● DIRECTIVE
Start at the line that contains "Convert this diagram to TikZ code.", stop at the line that contains "(divL) -- (divR);", and repeat every line in that span, those two included, with no pictures.

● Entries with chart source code
▶

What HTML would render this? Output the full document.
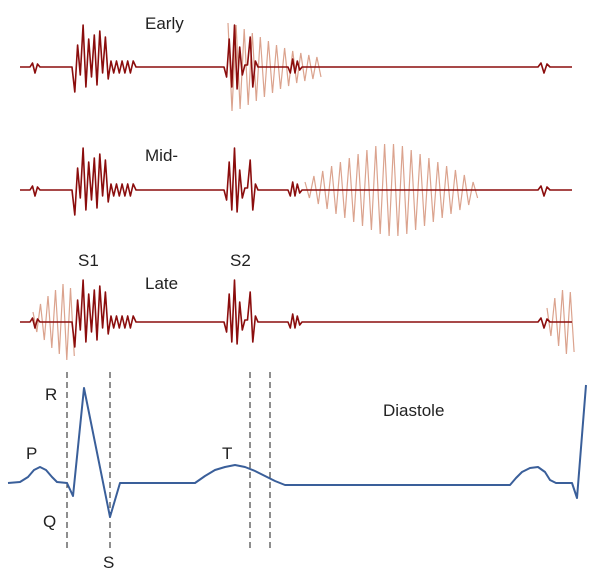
<!DOCTYPE html>
<html><head><meta charset="utf-8"><style>
body{margin:0;background:#fff}
svg{display:block}
text{font-family:"Liberation Sans",sans-serif;font-size:17px;fill:#222}
</style></head><body>
<svg id="c" width="594" height="569" viewBox="0 0 594 569">
<g id="labels">
<text x="145" y="29">Early</text>
<text x="145" y="161">Mid-</text>
<text x="78" y="266">S1</text>
<text x="230" y="266">S2</text>
<text x="145" y="289">Late</text>
<text x="45" y="400">R</text>
<text x="26" y="459">P</text>
<text x="43" y="527">Q</text>
<text x="103" y="568">S</text>
<text x="222" y="459">T</text>
<text x="383" y="416">Diastole</text>
</g>
</svg>
<script>
// data
const rowBaselines=[67,190,322];
const s1Amps=[0,-25,22,-8,42,-20,28,-10,32,-18,36,-6,30,-12,6,-6,6,-6,6,-6,6,-6,6,0];
const s2Amps=[0,-10,28,-20,42,-22,20,-8,2,2,30,-20,6,0];
const blipAmps=[0,4,-6,3,0];
const smallAmps=[0,-6,8,-6,6,-3,0];
const earlyMurmur=[44,42,38,34,30,26,22,19,16,14,12,10];
const midMurmur=[8,14,19,24,28,32,36,40,44,46,46,44,40,36,32,28,24,20,15,8];
const lateMurmurA=[10,18,26,32,38,34];
const lateMurmurB=[14,24,32,30];
const ecgX=[8,20,28,34,40,46,52,57,67,73,84,110,120,195,205,215,225,235,245,255,265,275,285,510,516,522,530,538,545,550,556,565,572,577,586];
const ecgY=[483,482,477,470,467,470,477,482,483,496,388,517,483,483,476,470,467,465,467,471,476,481,485,485,478,472,468,467,472,480,483,483,483,498,385];
const dashX=[67,110,250,270];

const svg=document.getElementById('c');
const NS='http://www.w3.org/2000/svg';
function mk(tag,attrs){const e=document.createElementNS(NS,tag);for(const k in attrs)e.setAttribute(k,attrs[k]);return e;}
function spikes(x0,x1,amps,by){const st=(x1-x0)/(amps.length-1);return amps.map((a,i)=>`${(x0+i*st).toFixed(1)},${(by-a).toFixed(1)}`).join(' ');}
function murmur(x0,x1,amps,by){const st=(x1-x0)/amps.length;let pts=[];amps.forEach((a,i)=>{pts.push(`${(x0+i*st).toFixed(1)},${by-a}`);pts.push(`${(x0+(i+0.5)*st).toFixed(1)},${by+a}`);});return pts.join(' ');}

const murmurs=[[[228,325,earlyMurmur]],[[305,482,midMurmur]],[[33,78,lateMurmurA],[547,578,lateMurmurB]]];
const names=['early','mid','late'];
rowBaselines.forEach((by,r)=>{
  const g=mk('g',{});
  
  
  svg.appendChild(g);
  murmurs[r].forEach(m=>{
    const p=mk('polyline',{points:murmur(m[0],m[1],m[2],by),fill:'none',stroke:'#dba38e','stroke-width':1.2});
    
    
    g.appendChild(p);
  });
  const pts=['20,'+by,spikes(30,40,blipAmps,by),spikes(72,136,s1Amps,by),spikes(224,258,s2Amps,by),spikes(288,302,smallAmps,by),spikes(538,550,blipAmps,by),'572,'+by].join(' ');
  const l=mk('polyline',{points:pts,fill:'none',stroke:'#8b0d0d','stroke-width':1.6,'stroke-linejoin':'round'});
  
  
  g.appendChild(l);
});
dashX.forEach(x=>{
  const d=mk('line',{x1:x,x2:x,y1:372,y2:548,stroke:'#444','stroke-width':1.2,'stroke-dasharray':'6,4'});
  
  
  svg.appendChild(d);
});
const ecg=mk('polyline',{points:ecgX.map((x,i)=>x+','+ecgY[i]).join(' '),fill:'none',stroke:'#3a5f9a','stroke-width':2,'stroke-linejoin':'round'});


svg.appendChild(ecg);
</script>
</body></html>
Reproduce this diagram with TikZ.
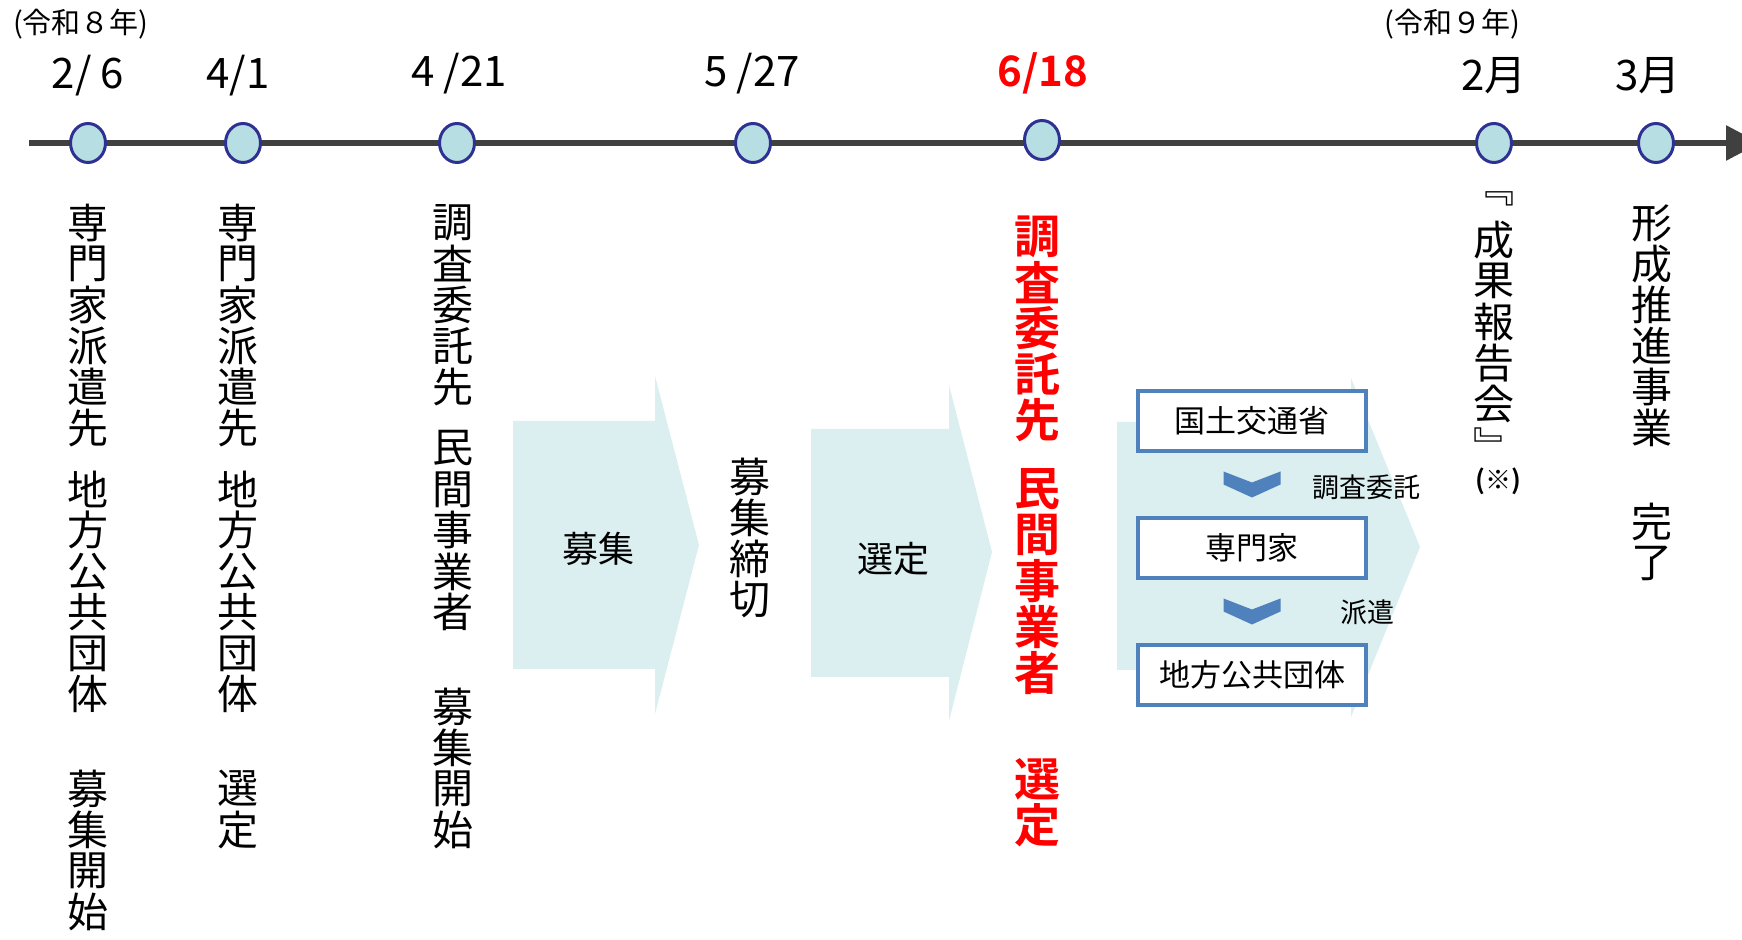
\documentclass[tikz,border=0pt]{standalone}
\usepackage{fontspec}
\setmainfont{Noto Sans CJK JP}[BoldFont={Noto Sans CJK JP Bold}]
\usetikzlibrary{shapes.geometric,positioning,calc,arrows.meta}

\definecolor{linegray}{RGB}{64,64,64}
\definecolor{dotfill}{RGB}{183,222,226}
\definecolor{dotedge}{RGB}{46,49,146}
\definecolor{pale}{RGB}{219,238,240}
\definecolor{boxblue}{RGB}{79,129,189}

% vertical writing: one character per line
\makeatletter
\def\tsp{tsp}
\def\tgap{tgap}
\def\tate@end{end}
\newcommand\tate[1]{\vbox{\offinterlineskip\tate@next#1\tate@end}}
\def\tate@next#1{%
  \ifx#1\tate@end\else
    \ifx#1\tsp\vskip.5em\else
      \ifx#1\tgap\vskip1.3em\else
        \hbox to 1em{\hss\vbox to 1em{\vss\hbox{#1}\vss}\hss}%
      \fi
    \fi
    \expandafter\tate@next
  \fi}
\makeatother

\tikzset{
  dot/.style={ellipse, draw=dotedge, fill=dotfill, line width=1.5pt,
    minimum width=17.5pt, minimum height=19.5pt, inner sep=0pt},
  date/.style={font=\fontsize{21}{21}\selectfont, inner sep=0pt},
  year/.style={font=\fontsize{14.5}{14.5}\selectfont, inner sep=0pt},
  tatebox/.style={anchor=north, inner sep=0pt,
    font=\fontsize{20.5}{20.5}\selectfont},
  stage/.style={fill=pale},
  stagetext/.style={font=\fontsize{18}{18}\selectfont, inner sep=0pt},
  orgbox/.style={draw=boxblue, line width=2pt, fill=white, minimum width=114pt,
    minimum height=30pt, inner sep=0pt, font=\fontsize{15.5}{15.5}\selectfont},
  chev/.style={fill=boxblue},
  flowlab/.style={font=\fontsize{13.5}{13.5}\selectfont, inner sep=0pt},
}

\begin{document}
\begin{tikzpicture}[x=0.5pt,y=-0.5pt]
    \useasboundingbox (0,0) rectangle (1742,940);

    % Stage arrows
    \fill[stage] (513,421) -- (655,421) -- (655,376) -- (699,545) -- (655,714) -- (655,669) -- (513,669) -- cycle;
    \fill[stage] (811,429) -- (949,429) -- (949,385) -- (992,552) -- (949,721) -- (949,677) -- (811,677) -- cycle;
    \fill[stage] (1117,422) -- (1351,422) -- (1351,378) -- (1420,547) -- (1351,717) -- (1351,670) -- (1117,670) -- cycle;
    \node[stagetext] (boshu) at (598,549) {募集};
    \node[stagetext] (sentei) at (893,559) {選定};

    % Time axis
    \coordinate (start) at (29,143);
    \coordinate (end) at (1760,143);
    \draw[linegray, line width=3pt, -{Triangle[length=17pt,width=17pt]}] (start) -- (end);
    \node[dot] (d1) at (88,143) {};
    \node[dot] (d2) at (243,143) {};
    \node[dot] (d3) at (457,143) {};
    \node[dot] (d4) at (753,143) {};
    \node[dot] (d5) at (1042,140) {};
    \node[dot] (d6) at (1494,143) {};
    \node[dot] (d7) at (1656,143) {};

    % Years and dates
    \node[year] (r8) at (81,24) {(令和８年)};
    \node[year] (r9) at (1452,24) {(令和９年)};
    \node[date] (t26) at (88,76) {2/ 6};
    \node[date] (t41) at (238,76) {4/1};
    \node[date] (t421) at (459,74) {4 /21};
    \node[date] (t527) at (752,74) {5 /27};
    \node[date, text=red, font=\bfseries\fontsize{21}{21}\selectfont] (t618) at (1043,73) {6/18};
    \node[date] (feb) at (1494,76) {2月};
    \node[date] (mar) at (1648,76) {3月};

    % Vertical texts
    \node[tatebox] (v1) at (88,202) {\tate{専門家派遣先\tsp 地方公共団体\tgap 募集開始}};
    \node[tatebox] (v2) at (238,202) {\tate{専門家派遣先\tsp 地方公共団体\tgap 選定}};
    \node[tatebox] (v3) at (453,202) {\tate{調査委託先\tsp 民間事業者\tgap 募集開始}};
    \node[tatebox] (v4) at (750,456) {\tate{募集締切}};
    \node[tatebox, text=red, font=\bfseries\fontsize{23}{23}\selectfont] (v5) at (1037,213) {\tate{調査委託先\tsp 民間事業者\tgap 選定}};
    \node[tatebox] (v6) at (1494,178) {\tate{﹃成果報告会﹄}};
    \node[font=\bfseries\fontsize{13}{13}\selectfont, inner sep=0pt] (v6note) at (1498,481) {(※)};
    \node[tatebox] (v7) at (1652,202) {\tate{形成推進事業\tgap 完了}};

    % Organisation flow
    \node[orgbox] (mlit) at (1252,421) {国土交通省};
    \node[orgbox, below=31.5pt of mlit] (expert) {専門家};
    \node[orgbox, below=31.5pt of expert] (local) {地方公共団体};
    \coordinate (c1) at ($(mlit.south)!.5!(expert.north)$);
    \coordinate (c2) at ($(expert.south)!.5!(local.north)$);
    \fill[chev] (c1) ++(-28.5,-13) -- ++(28.5,11) -- ++(28.5,-11) -- ++(0,13) -- ++(-28.5,13) -- ++(-28.5,-13) -- cycle;
    \fill[chev] (c2) ++(-28.5,-13) -- ++(28.5,11) -- ++(28.5,-11) -- ++(0,13) -- ++(-28.5,13) -- ++(-28.5,-13) -- cycle;
    \node[flowlab] (lab1) at (1366,487) {調査委託};
    \node[flowlab] (lab2) at (1367,612) {派遣};
\end{tikzpicture}
\end{document}
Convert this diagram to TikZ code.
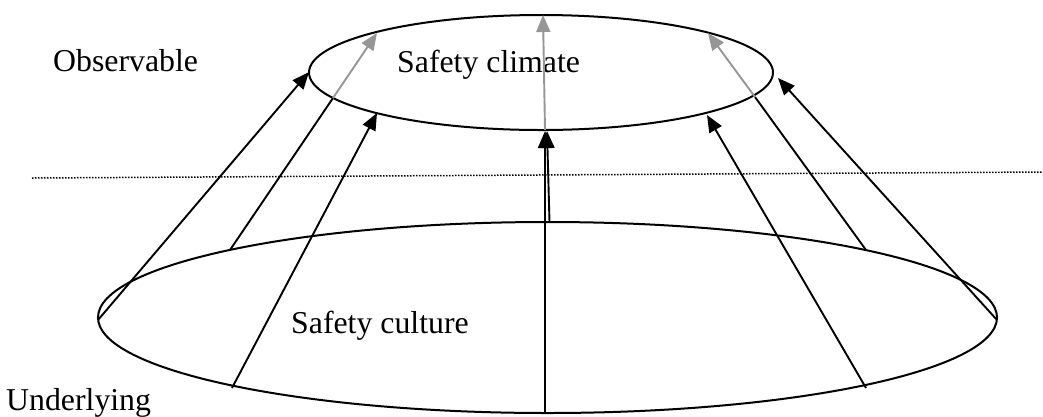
\documentclass[tikz,border=0pt]{standalone}
\usepackage{fontspec}
\setmainfont{Liberation Serif}
\usetikzlibrary{shapes.geometric,arrows.meta}
\definecolor{arrowgrey}{RGB}{150,150,150}
\begin{document}
\begin{tikzpicture}[x=1pt,y=-1pt,
  rim/.style={draw, ellipse, line width=2pt, inner sep=0pt, outer sep=0pt},
  link/.style={line width=1.9pt, -{Triangle[length=17pt,width=14pt]}},
  plain/.style={line width=1.9pt},
  faint/.style={line width=1.9pt, draw=arrowgrey, -{Triangle[length=17pt,width=14pt]}},
  lbl/.style={font=\fontsize{31.8}{36}\selectfont, inner sep=0pt, anchor=base west}]
\useasboundingbox (0,0) rectangle (1043,416);

% the two levels
\node[rim, minimum width=464pt, minimum height=115pt] (climate) at (541,72.5) {};
\node[rim, minimum width=899pt, minimum height=191pt] (culture) at (547.5,317.5) {};

% boundary between observable and underlying
\coordinate (divL) at (32,178);
\coordinate (divR) at (1043,172);
\draw[line width=1.5pt, dash pattern=on 1.5pt off 1.5pt] (divL) -- (divR);

% labels
\node[lbl] (obs) at (53,71) {Observable};
\node[lbl] (climtext) at (397,72) {Safety climate};
\node[lbl] (culttext) at (291,333) {Safety culture};
\node[lbl] (under) at (6,410) {Underlying};

% end points on the culture ellipse
\coordinate (cL) at (98,320);
\coordinate (cUL) at (230,250);
\coordinate (cLL) at (232,388);
\coordinate (cR) at (997,320);
\coordinate (cUR) at (866,250);
\coordinate (cLR) at (866,388);
\coordinate (cTop) at (549.5,222);
\coordinate (cBot) at (545,413);

% end points on the climate ellipse
\coordinate (tL) at (309,72);
\coordinate (tLL) at (377,113);
\coordinate (tR) at (778,78);
\coordinate (tLR) at (707,115);
\coordinate (tBot) at (545,131);
\coordinate (tBot2) at (547,131);
\coordinate (eUL) at (333,98);
\coordinate (eUR) at (755,97);
\coordinate (eBot) at (545,130);

% grey arrow tips inside the climate ellipse
\coordinate (gL) at (377,33);
\coordinate (gR) at (708,33);
\coordinate (gC) at (543,15);

% black links from culture to climate
\draw[link] (cL) -- (tL);
\draw[link] (cLL) -- (tLL);
\draw[link] (cR) -- (tR);
\draw[link] (cLR) -- (tLR);
\draw[link] (cBot) -- (tBot);
\draw[link] (cTop) -- (tBot2);
\draw[plain] (cUL) -- (eUL);
\draw[plain] (cUR) -- (eUR);

% grey continuations into the climate
\draw[faint] (eUL) -- (gL);
\draw[faint] (eUR) -- (gR);
\draw[faint] (eBot) -- (gC);
\end{tikzpicture}
\end{document}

◀

● RESULT OF THIS EXERCISE
Convert this diagram to TikZ code.
\documentclass[tikz,border=0pt]{standalone}
\usepackage{fontspec}
\setmainfont{Liberation Serif}
\usetikzlibrary{shapes.geometric,arrows.meta}
\definecolor{arrowgrey}{RGB}{150,150,150}
\begin{document}
\begin{tikzpicture}[x=1pt,y=-1pt,
  rim/.style={draw, ellipse, line width=2pt, inner sep=0pt, outer sep=0pt},
  link/.style={line width=1.9pt, -{Triangle[length=17pt,width=14pt]}},
  plain/.style={line width=1.9pt},
  faint/.style={line width=1.9pt, draw=arrowgrey, -{Triangle[length=17pt,width=14pt]}},
  lbl/.style={font=\fontsize{31.8}{36}\selectfont, inner sep=0pt, anchor=base west}]
\useasboundingbox (0,0) rectangle (1043,416);

% the two levels
\node[rim, minimum width=464pt, minimum height=115pt] (climate) at (541,72.5) {};
\node[rim, minimum width=899pt, minimum height=191pt] (culture) at (547.5,317.5) {};

% boundary between observable and underlying
\coordinate (divL) at (32,178);
\coordinate (divR) at (1043,172);
\draw[line width=1.5pt, dash pattern=on 1.5pt off 1.5pt] (divL) -- (divR);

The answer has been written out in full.